Monday, April 6, 2009

Barking Dogs

I will be here all night listening to testimony pro and con on barking dogs. I share with you a poem:

Another Reason Why I Don't Keep A Gun In The House
by Billy Collins

The neighbors' dog will not stop barking.
He is barking the same high, rhythmic bark
that he barks every time they leave the house.
They must switch him on on their way out.

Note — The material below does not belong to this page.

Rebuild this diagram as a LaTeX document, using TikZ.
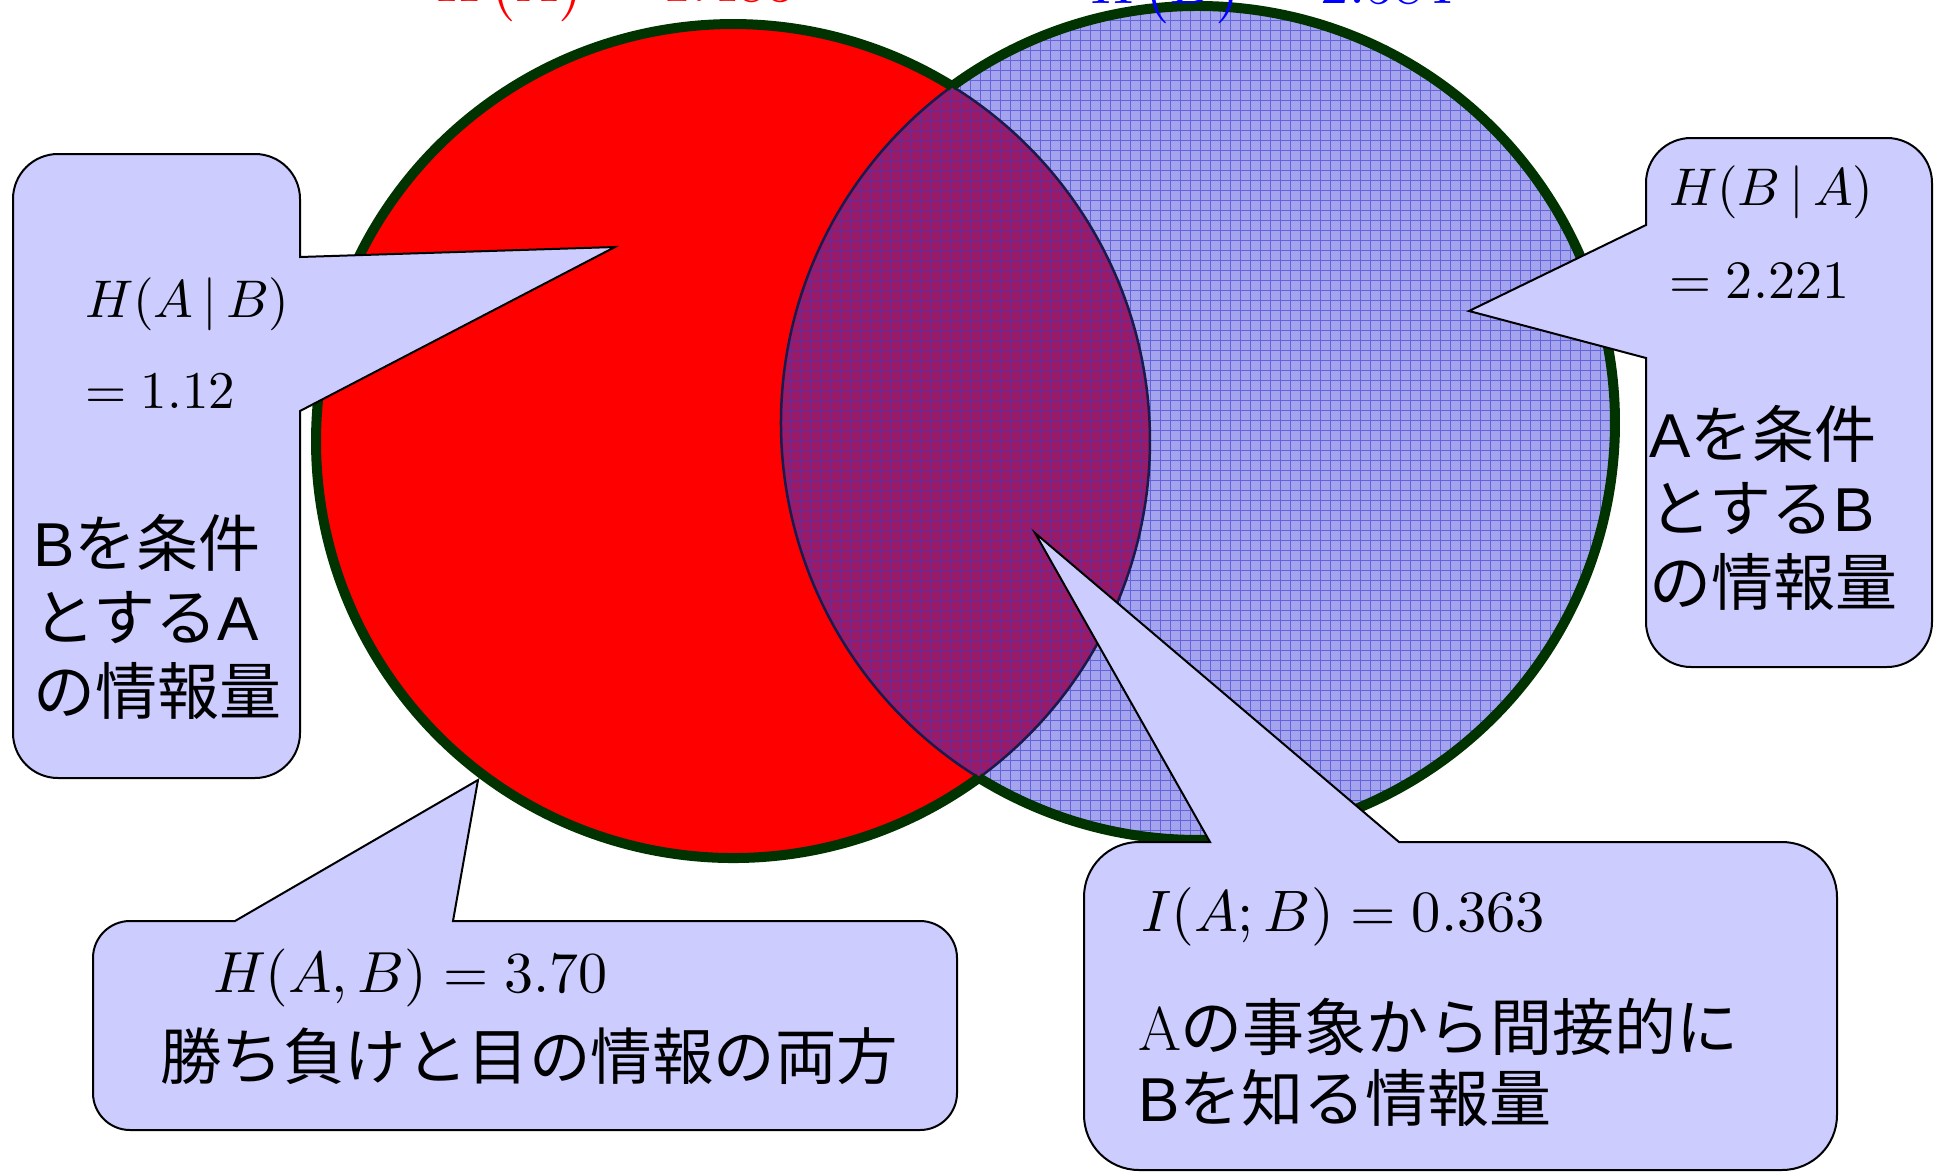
\documentclass[tikz,border=0pt]{standalone}
\usepackage{fontspec}
\usepackage{graphicx}
\newfontfamily\jpfont{Noto Sans CJK JP}
\newfontfamily\latsans{Liberation Sans}
\newcommand\mysize[2]{\fontsize{#1}{#2}\selectfont}
\newcommand\bigmath[2]{\scalebox{#1}{$#2$}}
\definecolor{callfill}{HTML}{CCCCFF}
\definecolor{ringgreen}{HTML}{003300}
\definecolor{bfill}{HTML}{A4A4EE}
\definecolor{lensfill}{HTML}{991A66}
\definecolor{gridblue}{HTML}{3838D0}
\definecolor{lensedge}{HTML}{1A1A4D}
\begin{document}
\begin{tikzpicture}[x=1pt,y=-1pt,
  callout/.style={fill=callfill,draw=black,line width=2pt,line join=miter},
  ring/.style={draw=ringgreen,line width=10pt,line cap=butt},
  lensline/.style={draw=lensedge,line width=2.5pt},
  gridline/.style={draw=gridblue,line width=1pt,opacity=0.6},
  lbl/.style={inner sep=0pt,outer sep=0pt},
  mathA/.style={lbl,anchor=base west,font=\normalsize},
  jpA/.style={lbl,anchor=west,align=left,font=\jpfont\mysize{62}{74}},
]
\useasboundingbox (0,0) rectangle (1936,1173);

% circle centres and intersection points
\coordinate (cA) at (733,441);
\coordinate (cB) at (1198,423);
\coordinate (T) at (952.1,86.2);
\coordinate (U) at (978.9,777.8);

% fills
\fill[red] (cA) circle[radius=417];
\fill[bfill] (cB) circle[radius=417];
\fill[lensfill] (T) arc[start angle=-58.30,end angle=53.87,radius=417]
                    arc[start angle=121.70,end angle=233.87,radius=417] -- cycle;
\begin{scope}
  \clip (cB) circle[radius=417];
  \draw[gridline,step=10pt] (770,850) grid (1630,0);
\end{scope}
\draw[lensline] (T) arc[start angle=-58.30,end angle=53.87,radius=417]
                    arc[start angle=121.70,end angle=233.87,radius=417] -- cycle;

% outer rings
\draw[ring] (U) arc[start angle=53.87,end angle=301.70,radius=417];
\draw[ring] (T) arc[start angle=-126.13,end angle=121.70,radius=417];

% titles cut off at the top
\node[mathA,text=red] (ha) at (436,1) {\bigmath{5.8}{H\bigl(A\bigr)=1.483}};
\node[mathA,text=blue] (hb) at (1090,3) {\bigmath{5.8}{H\bigl(B\bigr)=2.584}};

% left callout H(A|B)
\coordinate (tipL) at (615,247);
\draw[callout] (13,199) arc[start angle=180,end angle=270,radius=45] -- (255,154)
  arc[start angle=270,end angle=360,radius=45] -- (300,257) -- (tipL) -- (300,411)
  -- (300,733) arc[start angle=0,end angle=90,radius=45] -- (58,778)
  arc[start angle=90,end angle=180,radius=45] -- cycle;
\node[mathA] (hab) at (85,317) {\bigmath{5.3}{H(A\,|\,B)}};
\node[mathA] (hab2) at (85,408) {\bigmath{5.3}{=1.12}};
\node[jpA] (jpl) at (33,617) {{\latsans B}を条件\\とする{\latsans A}\\の情報量};

% right callout H(B|A)
\coordinate (tipR) at (1469,311);
\draw[callout] (1646,183) arc[start angle=180,end angle=270,radius=45] -- (1887,138)
  arc[start angle=270,end angle=360,radius=45] -- (1932,622)
  arc[start angle=0,end angle=90,radius=45] -- (1691,667)
  arc[start angle=90,end angle=180,radius=45] -- (1646,358) -- (tipR) -- (1646,225) -- cycle;
\node[mathA] (hba) at (1669,205) {\bigmath{5.3}{H(B\,|\,A)}};
\node[mathA] (hba2) at (1669,298) {\bigmath{5.4}{=2.221}};
\node[jpA] (jpr) at (1649,508) {{\latsans A}を条件\\とする{\latsans B}\\の情報量};

% bottom-left callout H(A,B)
\coordinate (tipBL) at (478,780);
\draw[callout] (93,958) arc[start angle=180,end angle=270,radius=37] -- (235,921) -- (tipBL)
  -- (453,921) -- (920,921) arc[start angle=270,end angle=360,radius=37] -- (957,1093)
  arc[start angle=0,end angle=90,radius=37] -- (130,1130)
  arc[start angle=90,end angle=180,radius=37] -- cycle;
\node[mathA] (hjoint) at (213,992) {\bigmath{5.8}{H(A,B)=3.70}};
\node[lbl,anchor=base west,font=\jpfont\mysize{61.5}{72}] (jpb) at (160,1079) {勝ち負けと目の情報の両方};

% bottom-right callout I(A;B)
\coordinate (tipBR) at (1035,533);
\draw[callout] (1084,897) arc[start angle=180,end angle=270,radius=55] -- (1210,842) -- (tipBR)
  -- (1399,842) -- (1782,842) arc[start angle=270,end angle=360,radius=55] -- (1837,1115)
  arc[start angle=0,end angle=90,radius=55] -- (1139,1170)
  arc[start angle=90,end angle=180,radius=55] -- cycle;
\node[mathA] (iab) at (1141,931) {\bigmath{5.85}{I(A;B)=0.363}};
\node[lbl,anchor=west,align=left,font=\jpfont\mysize{62}{71}] (jpbr) at (1138,1062)
  {{\normalfont A}の事象から間接的に\\{\latsans B}を知る情報量};
\end{tikzpicture}
\end{document}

The neighbors' dog will not stop barking.
I close all the windows in the house
and put on a Beethoven symphony full blast
but I can still hear him muffled under the music,
barking, barking, barking,

and now I can see him sitting in the orchestra,
his head raised confidently as if Beethoven
had included a part for barking dog.

When the record finally ends he is still barking,
sitting there in the oboe section barking,
his eyes fixed on the conductor who is
entreating him with his baton

while the other musicians listen in respectful
silence to the famous barking dog solo,
that endless coda that first established
Beethoven as an innovative genius.

And a song: Been Caught Stealing

And Dog sculptures:







Poems are very popular tonight. Very first public testimony:
I am a dog
I chase everything that moves
The toilet is my personal water fountain
And though I have a keen sense of smell
I don’t always make good digestive decisions.
Second testimony:
"I had 9th graders bang up my truck, that's why I have a dog. " '
SO I have to ask, you would be fine with your dog mauling/killing these 9th graders.
Did you know the people in the hood are putting methamphetamines in dog food, and gun powder. Yep. Plus, felons shouldn't be allowed to own dogs over 40 lbs. But they can have kids.